Cultural Industries
Cultural Industries
Go to our Media Factsheet archive and open Factsheet 168: David Hesmondhalgh’s ‘The Cultural Industries’. Our Media Factsheet archive is on the Media Shared drive: M:\Resources\A Level\Media Factsheets or you can access it online here using your Greenford Google login.
Read the Factsheet and complete the following questions/tasks:
1) What does the term 'Cultural Industries' actually refer to?
The term ‘cultural industry’ refers to the creation, production, and distribution of products of a cultural or artistic nature. Cultural industries include television and film production, publishing, music, as well as crafts and design.
2) What does Hesmondhalgh identify regarding the societies in which the cultural industries are highly profitable?
Hesmondhalgh identifies that the societies in which the cultural industries are highly profitable tend to be societies that support the conditions where large companies, and their political allies, make money.
3) Why do some media products offer ideologies that challenge capitalism or inequalities in society?
Because the cultural industry companies need to continuously compete with each other to secure audience members. As such, companies outdo each other to try and satisfy audience desires for the shocking, profane or rebellious. There are also longstanding social expectations about what art and entertainment should do, and challenging the various institutions of society is one of those expectations.
4) Look at page 2 of the factsheet. What are the problems that Hesmondhalgh identifies with regards to the cultural industries?
- Risky business
- Creativity versus commerce
- High production costs and low reproduction costs
- Semi-public goods; the need to create scarcity
5) Why are so many cultural industries a 'risky business' for the companies involved?
- Risk derives from the fact that audiences use cultural commodities in highly volatile and unpredictable ways – often in order to express the view that they are different from other people.
- Risk stems from consumption and is made worse by 2 factors: firstly, limited autonomy granted to symbol creators in the hope that they will create something original and distinctive; secondly, the cultural industry company is reliant on other cultural industry companies to make audiences aware of the existence of a new product or of the uses and pleasure that they might get from experiencing the product. Companies cannot completely control the publicity a product will receive, as judgements and reactions of audiences, critics and journalists etc. cannot accurately be predicted.
- Cultural industries can be highly profitable in spite of high levels of risk, but it may be difficult to achieve high levels of profit for independent or individual companies.
6) What is your opinion on the creativity v commerce debate? Should the media be all about profit or are media products a form of artistic expression that play an important role in society?
Media should both be for profit and form of artistic expression as audience can entertain themselves with different shows, movies etc. You can also make lots of money by working in the media industry. However, creativity is very important as the audience wouldn't be as entertained if shows that similar storylines, which would be boring so the media should create new and better content so that audience won't get tedious.
7) How do cultural industry companies minimise their risks and maximise their profits? (Clue: your work on Industries - Ownership and control will help here)

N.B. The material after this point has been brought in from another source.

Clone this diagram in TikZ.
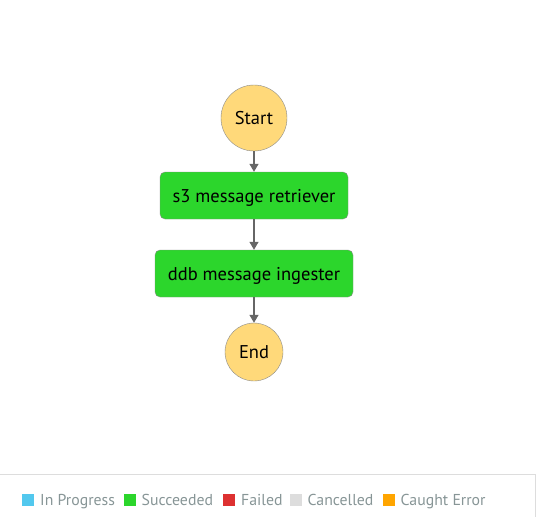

Cultural industries minimise their risks by vertical integration.
8) Do you agree that the way the cultural industries operate reflects the inequalities and injustices of wider society? Should the content creators, the creative minds behind media products, be better rewarded for their work?
I agree that the way the cultural industries function reflects the disparities in society at large because many of the people who work in them receive little to no recognition or compensation, while the actors who play the lead roles in the films receive all the respect and attention from the public. In other industries, on the other hand, the people who create the products would go largely unnoticed even if the product itself became very successful.
9) Listen and read the transcript to the opening 9 minutes of the Freakonomics podcast - No Hollywood Ending for the Visual-Effects Industry. Why has the visual effects industry suffered despite the huge budgets for most Hollywood movies?
The goal of visual effects in its early years was to complete the work as soon as possible. Though the VFX studios were generating large sums of money on a picture, by the mid to late 2000s, they had signed fixed contracts with the film companies. This meant that the studios might not even be making any money at all.
10) What is commodification?
Commodification is turning everything into something that can be bought or sold.
11) Do you agree with the argument that while there are a huge number of media texts created, they fail to reflect the diversity of people or opinion in wider society?
I agree to this statement as some religions/races are being under recognised. Even in the news, whenever an important matter arises in a country, it is not recognised due to media not spreading awareness to the world. It's mostly the government that stops matters from spreading around on media and media producers naively leave some information out instead of sharing it. Media texts created probably have failed to reflect diversity as they are biased, stereotypical and discriminate races due to society nowadays.
12) How does Hesmondhalgh suggest the cultural industries have changed? Identify the three most significant developments and explain why you think they are the most important.
- Cultural industries are no longer seen as second to the ‘real’ economy. Some are actually vast global businesses.
- Traditions of public ownership and regulation have been dismantled
- Huge increase in the amount companies spend on advertising which has helped to fuel the growth of the cultural industries.